Dissertation (Ph.D.) - Indiana University, School of Informatics, Computing, and Engineering, 2019
Bayesian analysis exhibits two kinds of modularity. First, it is composed of conceptually separate steps: modeling and inference. Second, inference is itself composed of two separate steps: conditioning and querying. Probabilistic programming systems help automate Bayesian inference: they realize the first kind of modularity, and provide a modeling language decoupled from a suite of general-purpose inference tools. Most probabilistic programming systems, however, fail to implement inference in a modular fashion. Inference tools in such systems usually combine the conditioning step with querying algorithms (such as Markov Chain Monte Carlo sampling). It is difficult to formally specify such tools, making it hard to verify their correctness. A small change to the modeling language might require a disproportionately large change across the inference suite.

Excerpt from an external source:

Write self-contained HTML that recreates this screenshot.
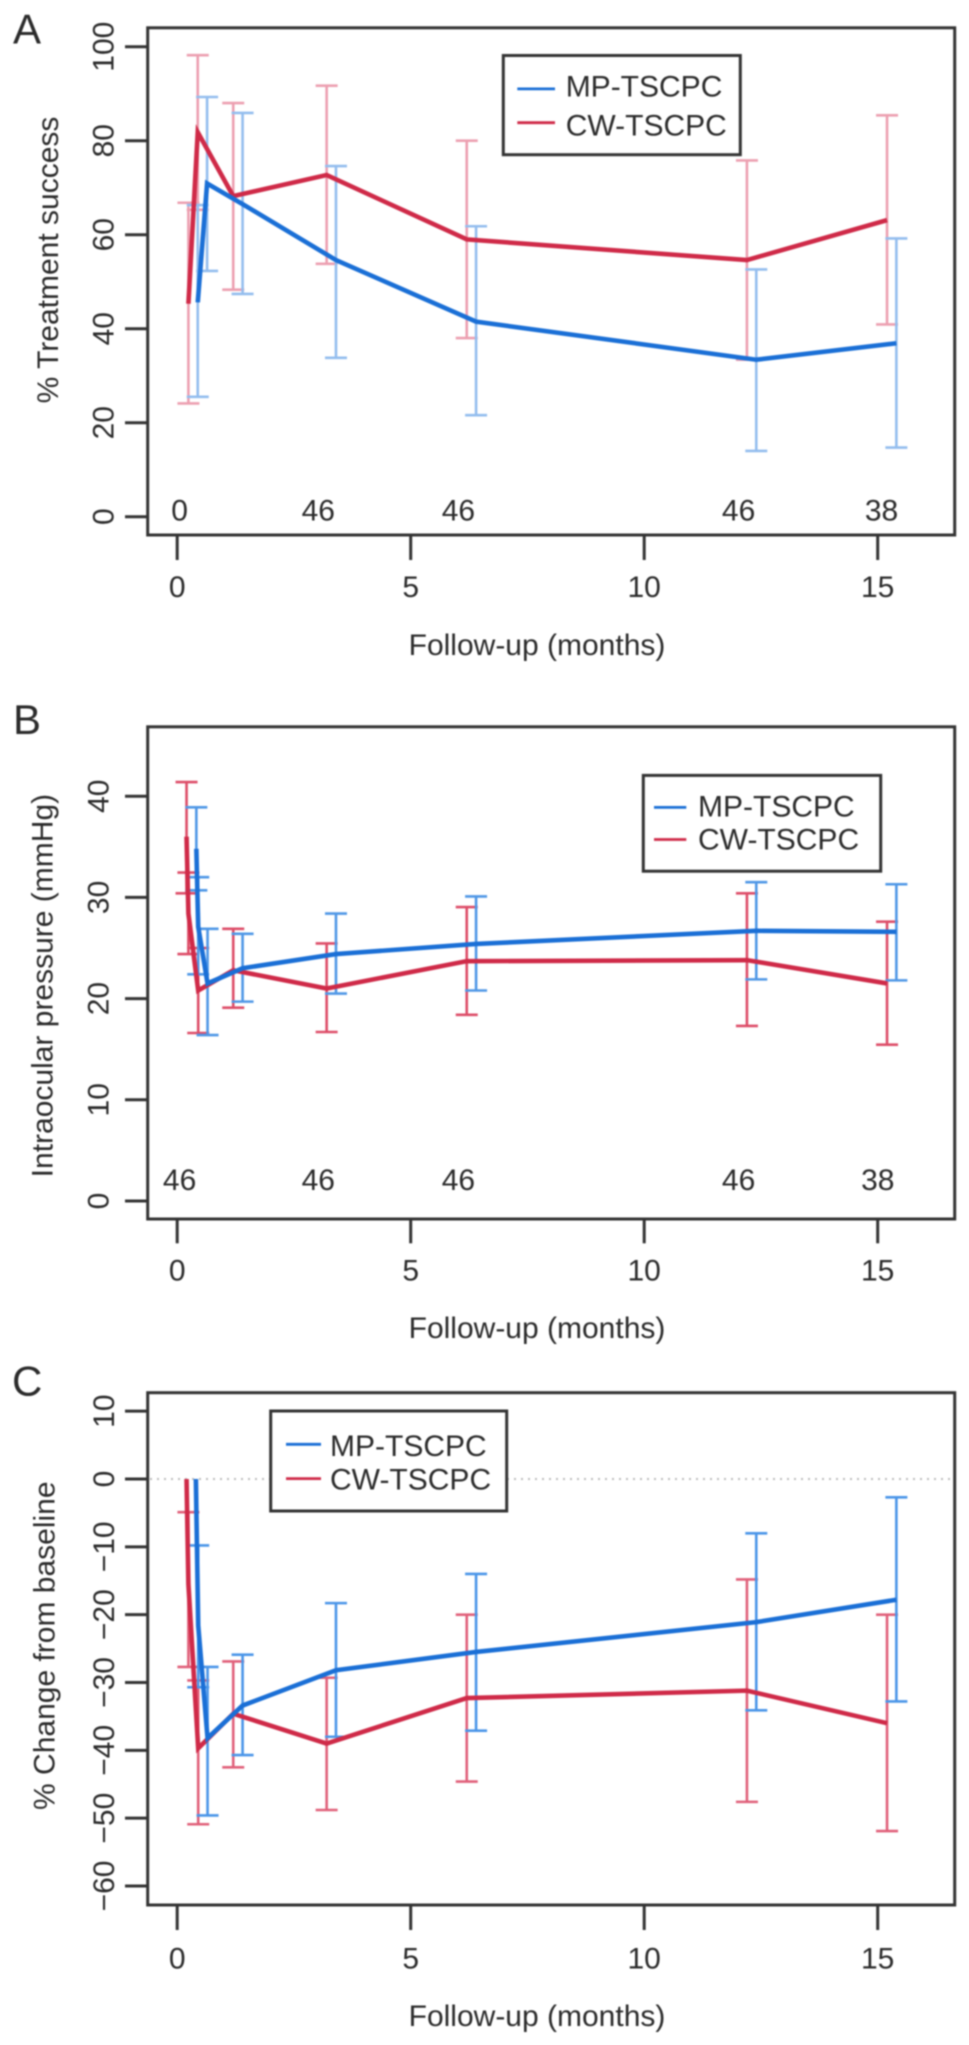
<!DOCTYPE html>
<html lang="en">
<head>
<meta charset="utf-8">
<title>Treatment success, intraocular pressure and change from baseline: MP-TSCPC vs CW-TSCPC</title>
<style>
html,body{margin:0;padding:0;background:#fff;width:969px;height:2045px;overflow:hidden}
svg{display:block;filter:blur(0.75px)}
text{font-family:"Liberation Sans",sans-serif;font-size:30px;fill:#2b2b2b}
.letter{font-size:42px}
.box{fill:none;stroke:#333;stroke-width:3}
.legend-box{fill:#fff;stroke:#333;stroke-width:3}
.tick{stroke:#333;stroke-width:3}
</style>
</head>
<body>
<svg id="figure" xmlns="http://www.w3.org/2000/svg" width="969" height="2045" viewBox="0 0 969 2045">
  <rect x="0" y="0" width="969" height="2045" fill="#fff"/>

  <g id="panel-a">
    <text class="letter" x="13" y="43.3">A</text>
    <text transform="translate(58,260) rotate(-90)" text-anchor="middle">% Treatment success</text>
    <text x="537" y="655" text-anchor="middle">Follow-up (months)</text>
    <g id="marks-a"></g>
    <rect class="box" x="147.7" y="27.8" width="807" height="507.2"/>
    <g>
      <rect class="legend-box" x="503.3" y="55.5" width="237" height="99.2"/>
      <line x1="517.3" x2="555" y1="88.9" y2="88.9" stroke="#1a6fd6" stroke-width="2.8"/>
      <line x1="517.3" x2="555" y1="122.7" y2="122.7" stroke="#cf2a48" stroke-width="2.8"/>
      <text x="565.7" y="96.5">MP-TSCPC</text>
      <text x="565.7" y="135.5">CW-TSCPC</text>
    </g>
  </g>

  <g id="panel-b">
    <text class="letter" x="13" y="734.2">B</text>
    <text transform="translate(52.5,985.6) rotate(-90)" text-anchor="middle">Intraocular pressure (mmHg)</text>
    <text x="537" y="1338" text-anchor="middle">Follow-up (months)</text>
    <g id="marks-b"></g>
    <rect class="box" x="147.7" y="726.8" width="807" height="492.2"/>
    <g>
      <rect class="legend-box" x="643.3" y="775.4" width="237.4" height="95.8"/>
      <line x1="654" x2="686.3" y1="807.4" y2="807.4" stroke="#1a6fd6" stroke-width="2.8"/>
      <line x1="654" x2="686.3" y1="839.5" y2="839.5" stroke="#cf2a48" stroke-width="2.8"/>
      <text x="698" y="816.4">MP-TSCPC</text>
      <text x="698" y="849.3">CW-TSCPC</text>
    </g>
  </g>

  <g id="panel-c">
    <text class="letter" x="12" y="1395.3">C</text>
    <text transform="translate(54.5,1645.7) rotate(-90)" text-anchor="middle">% Change from baseline</text>
    <text x="537" y="2026" text-anchor="middle">Follow-up (months)</text>
    <g id="marks-c"></g>
    <rect class="box" x="147.7" y="1392.7" width="807" height="512.3"/>
    <g>
      <rect class="legend-box" x="270.7" y="1411" width="236" height="100"/>
      <line x1="286" x2="321" y1="1444.3" y2="1444.3" stroke="#1a6fd6" stroke-width="2.8"/>
      <line x1="286" x2="321" y1="1478.6" y2="1478.6" stroke="#cf2a48" stroke-width="2.8"/>
      <text x="330" y="1456">MP-TSCPC</text>
      <text x="330" y="1489.7">CW-TSCPC</text>
    </g>
  </g>
</svg>

<script>
// Shared x-axis values
const xTicks = [0, 5, 10, 15];

// Panel A: % treatment success
const aYTicks = [0, 20, 40, 60, 80, 100];
const aCountLabels = ["0", "46", "46", "46", "38"];
const aCountMonths = [0.03, 3, 6, 12, 15.06];
const aCwMonths = [0.24, 0.44, 1.2, 3.2, 6.2, 12.2, 15.2];
const aCwMean = [45.3, 81.8, 68.2, 72.7, 59, 54.6, 63.1];
const aCwUpper = [66.8, 98.2, 88, 91.7, 80, 75.8, 85.4];
const aCwLower = [24.1, 65.3, 48.3, 53.8, 38, 33.4, 40.9];
const aMpMonths = [0.44, 0.64, 1.4, 3.4, 6.4, 12.4, 15.4];
const aMpMean = [45.6, 70.9, 66.5, 54.6, 41.5, 33.4, 36.9];
const aMpUpper = [66.3, 89.3, 85.9, 74.6, 61.8, 52.6, 59.2];
const aMpLower = [25.5, 52.3, 47.4, 33.8, 21.6, 14, 14.7];

// Panel B: intraocular pressure (mmHg)
const bYTicks = [0, 10, 20, 30, 40];
const bCountLabels = ["46", "46", "46", "46", "38"];
const bCountMonths = [0.03, 3, 6, 12, 14.98];
const bCwMonths = [0.2, 0.24, 0.45, 1.2, 3.2, 6.2, 12.2, 15.2];
const bCwMean = [36, 28.4, 20.8, 22.8, 21, 23.7, 23.8, 21.5];
const bCwUpper = [41.4, 32.45, 25, 26.9, 25.45, 29.05, 30.4, 27.6];
const bCwLower = [30.4, 24.4, 16.6, 19.1, 16.7, 18.4, 17.3, 15.45];
const bMpMonths = [0.41, 0.45, 0.65, 1.4, 3.4, 6.4, 12.4, 15.4];
const bMpMean = [34.8, 27.1, 21.5, 23, 24.4, 25.4, 26.7, 26.6];
const bMpUpper = [38.9, 32, 26.9, 26.4, 28.4, 30.1, 31.5, 31.3];
const bMpLower = [30.7, 22.4, 16.4, 19.7, 20.5, 20.8, 21.9, 21.8];

// Panel C: % change from baseline
const cYTicks = [-60, -50, -40, -30, -20, -10, 0, 10];
const cCwMonths = [0.24, 0.45, 1.2, 3.2, 6.2, 12.2, 15.2];
const cCwMean = [-15.5, -39.7, -34.6, -39, -32.3, -31.2, -36];
const cCwUpper = [-4.9, -29.7, -26.9, -29.3, -20, -14.8, -20];
const cCwLower = [-27.7, -50.9, -42.5, -48.8, -44.6, -47.6, -51.9];
const cMpMonths = [0.45, 0.65, 1.4, 3.4, 6.4, 12.4, 15.4];
const cMpMean = [-21.6, -38.2, -33.4, -28.2, -25.5, -21.1, -17.8];
const cMpUpper = [-9.8, -27.7, -25.9, -18.3, -14, -8, -2.7];
const cMpLower = [-30.7, -49.6, -40.7, -38, -37.1, -34.1, -32.8];
const cBaselineMonths = [0.2, 0.4];
const cBaselineValue = [0];

// Axis functions
const xScale = m => 177.2 + 46.7 * m;
const yScaleA = v => 516.7 - 4.7 * v;
const yScaleB = v => 1201 - 10.12 * v;
const yScaleC = v => 1479 - 6.783 * v;

const NS = 'http://www.w3.org/2000/svg';
const RED = '#cf2a48';
const BLUE = '#1a6fd6';
const CAP = 11;

function addLine(parent, x1, y1, x2, y2, stroke, width, name) {
  const el = document.createElementNS(NS, 'line');
  el.setAttribute('x1', x1);
  el.setAttribute('y1', y1);
  el.setAttribute('x2', x2);
  el.setAttribute('y2', y2);
  el.setAttribute('stroke', stroke);
  el.setAttribute('stroke-width', width);
  
  
  parent.appendChild(el);
  return el;
}

function addText(parent, str, x, y, rotate, name) {
  const el = document.createElementNS(NS, 'text');
  el.textContent = str;
  el.setAttribute('text-anchor', 'middle');
  if (rotate) {
    el.setAttribute('transform', 'translate(' + x + ',' + y + ') rotate(-90)');
  } else {
    el.setAttribute('x', x);
    el.setAttribute('y', y);
  }
  
  
  parent.appendChild(el);
  return el;
}

function drawAxes(g, yTicks, yScale, bottom, xTickEnd, xLabelY, yLabelX, panel) {
  yTicks.forEach(v => {
    const y = yScale(v);
    addLine(g, 125, y, 147.7, y, '#333', 3, 'y-tick-' + panel + '-' + v);
    addText(g, String(v).replace('-', '\u2212'), yLabelX, y, true, 'y-tick-label-' + panel + '-' + v);
  });
  xTicks.forEach(m => {
    const x = xScale(m);
    addLine(g, x, bottom, x, xTickEnd, '#333', 3, 'x-tick-' + panel + '-' + m);
    addText(g, String(m), x, xLabelY, false, 'x-tick-label-' + panel + '-' + m);
  });
}

function drawErrorBars(g, months, upper, lower, yScale, color, width, name) {
  months.forEach((m, i) => {
    const x = xScale(m);
    const yu = yScale(upper[i]);
    const yl = yScale(lower[i]);
    addLine(g, x, yu, x, yl, color, width, name + '-bar-' + i);
    addLine(g, x - CAP, yu, x + CAP, yu, color, width, name + '-upper-cap-' + i);
    addLine(g, x - CAP, yl, x + CAP, yl, color, width, name + '-lower-cap-' + i);
  });
}

function drawSeries(g, months, values, yScale, color, name) {
  const el = document.createElementNS(NS, 'polyline');
  el.setAttribute('points', months.map((m, i) => xScale(m).toFixed(2) + ',' + yScale(values[i]).toFixed(2)).join(' '));
  el.setAttribute('fill', 'none');
  el.setAttribute('stroke', color);
  el.setAttribute('stroke-width', '4.6');
  el.setAttribute('stroke-linejoin', 'miter');
  
  
  g.appendChild(el);
}

function drawCounts(g, labels, months, y, panel) {
  labels.forEach((label, i) => {
    addText(g, label, xScale(months[i]) + 1, y, false, 'patient-count-' + panel + '-' + i);
  });
}

// Panel A
const marksA = document.getElementById('marks-a');
drawAxes(marksA, aYTicks, yScaleA, 535, 560, 597, 113.5, 'a');
drawCounts(marksA, aCountLabels, aCountMonths, 520.5, 'a');
drawErrorBars(marksA, aCwMonths, aCwUpper, aCwLower, yScaleA, '#ec9fb0', 2.6, 'cw-error-a');
drawErrorBars(marksA, aMpMonths, aMpUpper, aMpLower, yScaleA, '#93bdee', 2.6, 'mp-error-a');
drawSeries(marksA, aCwMonths, aCwMean, yScaleA, RED, 'cw-line-a');
drawSeries(marksA, aMpMonths, aMpMean, yScaleA, BLUE, 'mp-line-a');

// Panel B
const marksB = document.getElementById('marks-b');
drawAxes(marksB, bYTicks, yScaleB, 1219, 1243.3, 1280.5, 108.5, 'b');
drawCounts(marksB, bCountLabels, bCountMonths, 1190, 'b');
drawErrorBars(marksB, bCwMonths, bCwUpper, bCwLower, yScaleB, '#dd4d68', 2.6, 'cw-error-b');
drawErrorBars(marksB, bMpMonths, bMpUpper, bMpLower, yScaleB, '#4f97e6', 2.6, 'mp-error-b');
drawSeries(marksB, bCwMonths, bCwMean, yScaleB, RED, 'cw-line-b');
drawSeries(marksB, bMpMonths, bMpMean, yScaleB, BLUE, 'mp-line-b');

// Panel C
const marksC = document.getElementById('marks-c');
drawAxes(marksC, cYTicks, yScaleC, 1905, 1930, 1968.3, 114, 'c');
const baselineRule = addLine(marksC, 150, yScaleC(0), 952, yScaleC(0), '#bdbdbd', 2, 'baseline-dotted-line');
baselineRule.setAttribute('stroke-dasharray', '2 5');
drawErrorBars(marksC, cCwMonths, cCwUpper, cCwLower, yScaleC, '#e0607a', 2.6, 'cw-error-c');
drawErrorBars(marksC, cMpMonths, cMpUpper, cMpLower, yScaleC, '#4a95e8', 2.6, 'mp-error-c');
drawSeries(marksC, [cBaselineMonths[0]].concat(cCwMonths), cBaselineValue.concat(cCwMean), yScaleC, RED, 'cw-line-c');
drawSeries(marksC, [cBaselineMonths[1]].concat(cMpMonths), cBaselineValue.concat(cMpMean), yScaleC, BLUE, 'mp-line-c');
</script>
</body>
</html>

In this work we specify, implement, and verify a tool that transforms a large class of probabilistic programs to perform the step of conditioning alone. We provide a formal specification for this tool – based on the measure-theoretic notion of disintegration – and verify the correctness of the implementation with respect to this specification. The hard part lies in designing the tool to be verifiable and reusable across different applications. This work alleviates some of that difficulty by addressing two use cases: scaling conditioning to large arrays of observations, and
conditioning mixtures of continuous and discrete distributions. Furthermore, we demonstrate
that querying tools based on MCMC samplers can themselves be defined using this conditioning tool, thereby increasing its reusability.